By Niki D’Andrea / Photos courtesy MMPR
The Fat Ox makes fine dining affordable during Apertivo Hour.
Eating at The Fat Ox feels a bit like sitting in a scene from the old television show Lifestyles of the Rich and Famous. Pristine white serviettes on meticulously set tables almost seem to glow in the twilight spilling through the panoramic windows, while staff performs a well-choreographed service routine through the dining room.
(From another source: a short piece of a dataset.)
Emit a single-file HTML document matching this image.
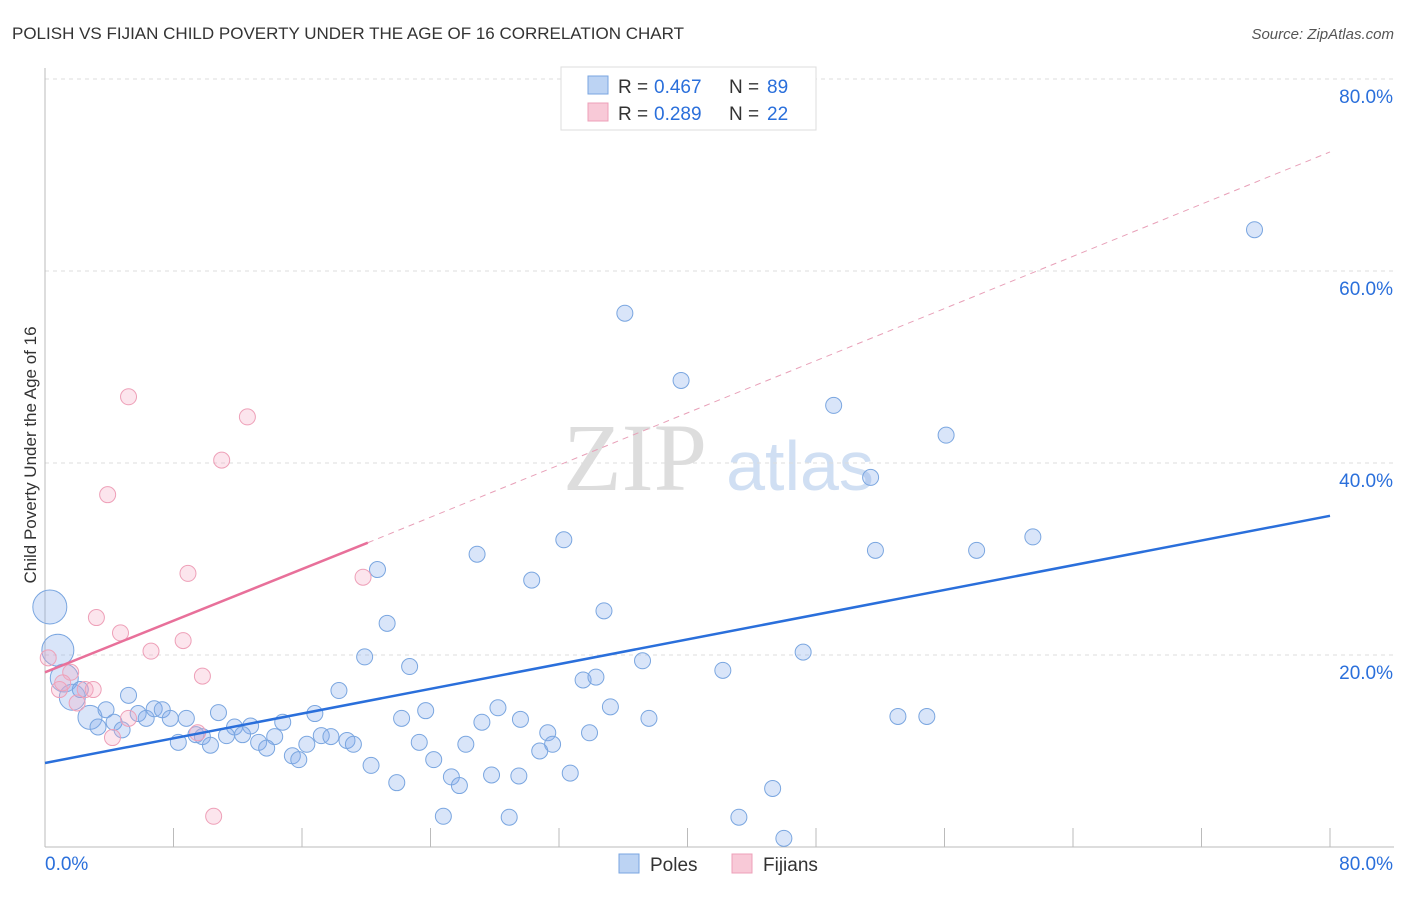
<!DOCTYPE html>
<html><head><meta charset="utf-8"><style>
body{margin:0;background:#fff;font-family:"Liberation Sans",sans-serif}
</style></head><body>
<svg id="c" width="1406" height="892" xmlns="http://www.w3.org/2000/svg" style="font-family:'Liberation Sans',sans-serif">
<text x="12" y="39" font-size="17" fill="#333">POLISH VS FIJIAN CHILD POVERTY UNDER THE AGE OF 16 CORRELATION CHART</text>
<text x="1394" y="39" font-size="15" fill="#555" text-anchor="end" font-style="italic">Source: ZipAtlas.com</text>
<text x="36" y="455" font-size="17" fill="#333" text-anchor="middle" transform="rotate(-90 36 455)">Child Poverty Under the Age of 16</text>
<text x="635" y="490" font-size="96" fill="#ddd" font-family="Liberation Serif" text-anchor="middle">ZIP</text>
<text x="800" y="490" font-size="70" fill="#d0dff3" text-anchor="middle">atlas</text>
<g id="grid"></g><g id="axes"></g><g id="pts"></g><g id="lines"></g>
<g>
<rect x="561" y="67" width="255" height="63" fill="#fff" stroke="#ddd"/>
<rect x="588" y="76" width="20" height="18" fill="#bcd3f3" stroke="#7aa6e0"/>
<text x="618" y="93" font-size="19" fill="#333">R =</text>
<text x="654" y="93" font-size="19" fill="#2a6fdb">0.467</text>
<text x="729" y="93" font-size="19" fill="#333">N =</text>
<text x="767" y="93" font-size="19" fill="#2a6fdb">89</text>
<rect x="588" y="103" width="20" height="18" fill="#f8c9d7" stroke="#eea0b8"/>
<text x="618" y="120" font-size="19" fill="#333">R =</text>
<text x="654" y="120" font-size="19" fill="#2a6fdb">0.289</text>
<text x="729" y="120" font-size="19" fill="#333">N =</text>
<text x="767" y="120" font-size="19" fill="#2a6fdb">22</text>
</g>
<g>
<rect x="619" y="854" width="20" height="19" fill="#bcd3f3" stroke="#7aa6e0"/>
<text x="650" y="871" font-size="19" fill="#333">Poles</text>
<rect x="732" y="854" width="20" height="19" fill="#f8c9d7" stroke="#eea0b8"/>
<text x="763" y="871" font-size="19" fill="#333">Fijians</text>
</g>
</svg>
<script>
const poles=[[75.3,64.3],[36.1,55.6],[39.6,48.6],[49.1,46.0],[56.1,42.9],[51.4,38.5],[32.3,32.0],[26.9,30.5],[51.7,30.9],[58.0,30.9],[61.5,32.3],[20.7,28.9],[30.3,27.8],[34.8,24.6],[21.3,23.3],[19.9,19.8],[22.7,18.8],[37.2,19.4],[42.2,18.4],[47.2,20.3],[33.5,17.4],[34.3,17.7],[18.3,16.3],[35.2,14.6],[28.2,14.5],[23.7,14.2],[16.8,13.9],[22.2,13.4],[27.2,13.0],[29.6,13.3],[37.6,13.4],[53.1,13.6],[54.9,13.6],[14.8,13.0],[31.3,11.9],[33.9,11.9],[12.8,12.6],[11.8,12.5],[10.8,14.0],[14.3,11.5],[12.3,11.7],[11.3,11.6],[17.2,11.6],[17.8,11.5],[18.8,11.1],[19.2,10.7],[16.3,10.7],[13.3,10.9],[13.8,10.3],[23.3,10.9],[26.2,10.7],[31.6,10.7],[30.8,10.0],[15.4,9.5],[15.8,9.1],[24.2,9.1],[20.3,8.5],[25.3,7.3],[25.8,6.4],[27.8,7.5],[29.5,7.4],[32.7,7.7],[21.9,6.7],[45.3,6.1],[24.8,3.2],[28.9,3.1],[43.2,3.1],[46.0,0.9],[0.3,25.0],[0.8,20.5],[1.2,17.6],[1.7,15.6],[2.2,16.4],[2.8,13.5],[3.3,12.5],[3.8,14.3],[4.3,13.0],[4.8,12.2],[5.2,15.8],[5.8,13.9],[6.3,13.4],[6.8,14.4],[7.3,14.3],[7.8,13.4],[8.3,10.9],[8.8,13.4],[9.4,11.7],[9.8,11.5],[10.3,10.6]];
const poleSizes={68:17,69:16,70:14,71:13,73:12};
const fijians=[[5.2,46.9],[12.6,44.8],[11.0,40.3],[3.9,36.7],[8.9,28.5],[19.8,28.1],[3.2,23.9],[4.7,22.3],[8.6,21.5],[6.6,20.4],[9.8,17.8],[0.2,19.7],[1.6,18.2],[0.9,16.4],[1.1,17.1],[2.5,16.4],[3.0,16.4],[2.0,15.0],[5.2,13.4],[4.2,11.4],[9.5,11.9],[10.5,3.2]];
const xTicks=[0,8,16,24,32,40,48,56,64,72,80];
const yTicks=[20,40,60,80];
const blueLine=[[0,8.75],[80,34.5]];
const pinkLine=[[0,18.2],[20.1,31.7]];
const pinkDash=[[20.1,31.7],[80,72.4]];
const X=v=>45+v*(1330-45)/80, Y=v=>847-v*9.6;
const NS="http://www.w3.org/2000/svg";
function mk(t,a,p){const e=document.createElementNS(NS,t);for(const k in a)e.setAttribute(k,a[k]);document.getElementById(p).appendChild(e);return e;}
yTicks.forEach(t=>{
 const g=mk('line',{x1:45,x2:1394,y1:Y(t),y2:Y(t),stroke:'#ddd','stroke-dasharray':'4,4'},'grid');
 
 
 const l=mk('text',{x:1393,y:Y(t)+24,'font-size':19,fill:'#2a6fdb','text-anchor':'end'},'axes');
 l.textContent=t.toFixed(1)+'%';
 
 
});
const ax=mk('line',{x1:45,x2:1394,y1:847,y2:847,stroke:'#bbb'},'axes');


const ay=mk('line',{x1:45,x2:45,y1:68,y2:847,stroke:'#bbb'},'axes');


xTicks.forEach(t=>{const e=mk('line',{x1:X(t),x2:X(t),y1:828,y2:847,stroke:'#bbb'},'axes');
 
 });
[[0,45,'start'],[80,1393,'end']].forEach(([v,x,a])=>{const l=mk('text',{x:x,y:870,'font-size':19,fill:'#2a6fdb','text-anchor':a},'axes');l.textContent=v.toFixed(1)+'%';
 
 });
poles.forEach((d,i)=>{const c=mk('circle',{cx:X(d[0]),cy:Y(d[1]),r:poleSizes[i]||8,fill:'rgba(130,170,235,0.3)',stroke:'#7aa6e0','stroke-width':1},'pts');
 
 });
fijians.forEach(d=>{const c=mk('circle',{cx:X(d[0]),cy:Y(d[1]),r:8,fill:'rgba(245,170,195,0.3)',stroke:'#eea0b8','stroke-width':1},'pts');
 
 });
const bl=mk('line',{x1:X(blueLine[0][0]),y1:Y(blueLine[0][1]),x2:X(blueLine[1][0]),y2:Y(blueLine[1][1]),stroke:'#2a6fdb','stroke-width':2.5},'lines');


const pl=mk('line',{x1:X(pinkLine[0][0]),y1:Y(pinkLine[0][1]),x2:X(pinkLine[1][0]),y2:Y(pinkLine[1][1]),stroke:'#e8709a','stroke-width':2.5},'lines');


const pd=mk('line',{x1:X(pinkDash[0][0]),y1:Y(pinkDash[0][1]),x2:X(pinkDash[1][0]),y2:Y(pinkDash[1][1]),stroke:'#e8a0b8','stroke-width':1,'stroke-dasharray':'6,5'},'lines');


</script>
</body></html>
If you get up for a trip to the restroom, you will likely to come back to find your napkin neatly folded and placed on your chair.
The concept is “a new approach on Italian food,” meant to be “simple yet bold.” The menu includes decadent dishes worthy of a Robin Leach voiceover – Scottish salmon with faro risotto and apricot agro dolce, Duroc pork tomahawk chop with baby fennel in a balsamic glaze, and a 40-ounce prime porterhouse that will set you back $110. It’s not a cheap place to eat (there’s nothing on the dinner menu that costs less than $10, and that’s the price point for a few small salads), which is one reason it’s a good idea to hit up the restaurant’s “Apertivo Hour” every day from 5 to 7 p.m.
Food items during Apertivo Hour include some of the best marinated olives in town. Salty, soaked in rich olive oil, spiked with chili peppers and punctuated with a squeeze of bright citrus, these castelvetrano olives are eminently edible. If there’s more than one of you at the bar, better order two bowls (heck, at $5 each, you could order a few bowls of these flavor-bursting babies).
Keep the fire in your mouth fueled with marcona almonds spiced with smoked paprika and Calabrian chiles ($5), or tone it down with prosciutto sweetened with truffle honey ($8). Other happy hour highlights include calamari fritti with squid ink, fermented pepper romesco and Sicilian almonds ($12); veal meatballs ($10); and wood-grilled prime hanger steak ($16). There’s also a pasta bar proffering five kinds of handmade pasta ($9 per taste, or $22 for three tastings) including tubular garganelli with speck (pork fat) and truffle butter, and cone-shaped gigli pasta (also known as campanelle) with San Marzano tomatoes and basil.
Drinks on the Apertivo Hour menu include seven cocktails, all satisfying but none too complicated (sangria, gin and tonic, martini, negroni, old fashioned, etc., all $8 or $9 each), and $8 glasses of select wines. During happy hour, Manabrea pilsner and amber beers cost $5 each.
If you’re down for dinner but still looking to nosh on small bites, the menu offers a handful of worthy choices. The house salad (“Insalada de casa”) satisfies with organic local greens, Brussels sprouts and pomegranate seeds, and among the sides, roasted trumpet mushrooms and Calabrian-roasted cauliflower steal the show.
There are a few notable entrees, including the aforementioned porterhouse, steamed mussels and Jidori chicken, but the Hokkaido diver scallops are unforgettable. Superbly seared with sublimely salty edges and made with osso vin clams, crispy Brussels sprouts, sunchoke (Jerusalem artichoke), pancetta and trumpet mushrooms, these scallops are pretty perfect.
Dessert options include a Meyer lemon tart, tiramisu, gelato and a delicate amaro olive oil cake with hints of rosemary and orange.
Ambiance varies according to time and place. If you’re in the bar area for happy hour, it’s going to be loud and crowded, with music pulsing below the din that sounds danceable but is otherwise completely indiscernible. It’s like Cheers on steroids. But if you’re in the dining area for dinner, it’s quite a bit quieter, a bit more refined, and a lot like Lifestyles of the Rich and Famous — but with scallops instead of caviar.